This is according to the latest analysis on the oil and gas industry released by professional services network, PWC.
“Oil and gas explorers will be relooking at their budgets and deciding where to allocate their limited capital spend given the substantial decline in the oil price. Overall, low oil prices could have an impact on production undermining certain players in the market,” said Chris Bredenhann, PwC Africa oil and gas advisory leader.
PWC said that the West Texas Intermediate (WTI) price for crude oil recently plunged below 49 US dollars per barrel after reports of an oil oversupply in the United States. Current reserves are at their highest level in 80 years.
(READ MORE: When will the oil price rise again?)
In its ‘Fit for 50 US dollars oil in Africa’ analysis, PWC stated that Africa has seen major success in the exploration for hydrocarbons over the last 10 years in West Africa and, more recently, East Africa too.
“Oil & gas companies now need to plan for the upturn that is sure to follow to ensure that the potential boom does not go bust,” added Bredenhann.
However, PWC explained that the drop in oil prices is expected to have a major impact on Africa, which is already grappling with poverty, food shortages, HIV/AIDS and the outbreak of the Ebola virus in West Africa.
Also, oil and gas companies continue to face challenges such as regulatory uncertainty, fraud and corruption, poor infrastructure and a lack of skills.
“While oilfield service companies will venture to cut back on spending, they will also be under extreme pressure by the oil companies to drop their prices,” said Bredenhann.
Oil and gas players most likely to be affected include frontier areas, host governments, major gas projects and oilfield service companies.
On the other hand, PWC still believes that there are great opportunities for investment in Africa, particularly within onshore exploration. Also, some players are moving ahead with development programmes even though they don’t have plans to expand with exploration drilling.

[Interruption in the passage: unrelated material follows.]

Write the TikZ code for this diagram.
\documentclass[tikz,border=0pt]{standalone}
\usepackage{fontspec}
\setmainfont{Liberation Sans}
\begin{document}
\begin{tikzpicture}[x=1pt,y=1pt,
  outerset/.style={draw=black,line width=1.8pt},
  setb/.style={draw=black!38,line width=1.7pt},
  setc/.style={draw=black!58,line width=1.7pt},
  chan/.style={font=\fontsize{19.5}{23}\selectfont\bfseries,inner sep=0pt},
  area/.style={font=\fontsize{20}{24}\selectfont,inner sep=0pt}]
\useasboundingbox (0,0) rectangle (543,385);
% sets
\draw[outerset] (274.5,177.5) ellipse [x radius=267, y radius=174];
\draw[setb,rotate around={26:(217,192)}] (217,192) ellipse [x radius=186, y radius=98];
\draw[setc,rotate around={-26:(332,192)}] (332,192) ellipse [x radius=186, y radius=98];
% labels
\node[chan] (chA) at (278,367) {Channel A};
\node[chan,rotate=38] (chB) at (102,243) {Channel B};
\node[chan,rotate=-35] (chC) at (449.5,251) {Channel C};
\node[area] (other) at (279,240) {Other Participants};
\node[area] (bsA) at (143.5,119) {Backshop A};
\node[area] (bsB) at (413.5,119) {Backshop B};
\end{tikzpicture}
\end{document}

“We also see that there could be significant potential for firms that are strong in research and development,” added Bredenhann.
New players with strong balance sheets may also find potential opportunities to enter the African market at a low cost.
“A number of issues must, therefore, be addressed. This can be done by starting with an organisational stress test including strategic, financial, operational and commercial elements. In situations of low commodity prices, many companies respond with knee-jerk cost reduction programmes,” concluded Bredenhann.
“This could be more effective if they took the time to understand what specific costs are, how they compare to peers and what reductions are truly possible. Cost reduction programmes need to be targeted and realistic.”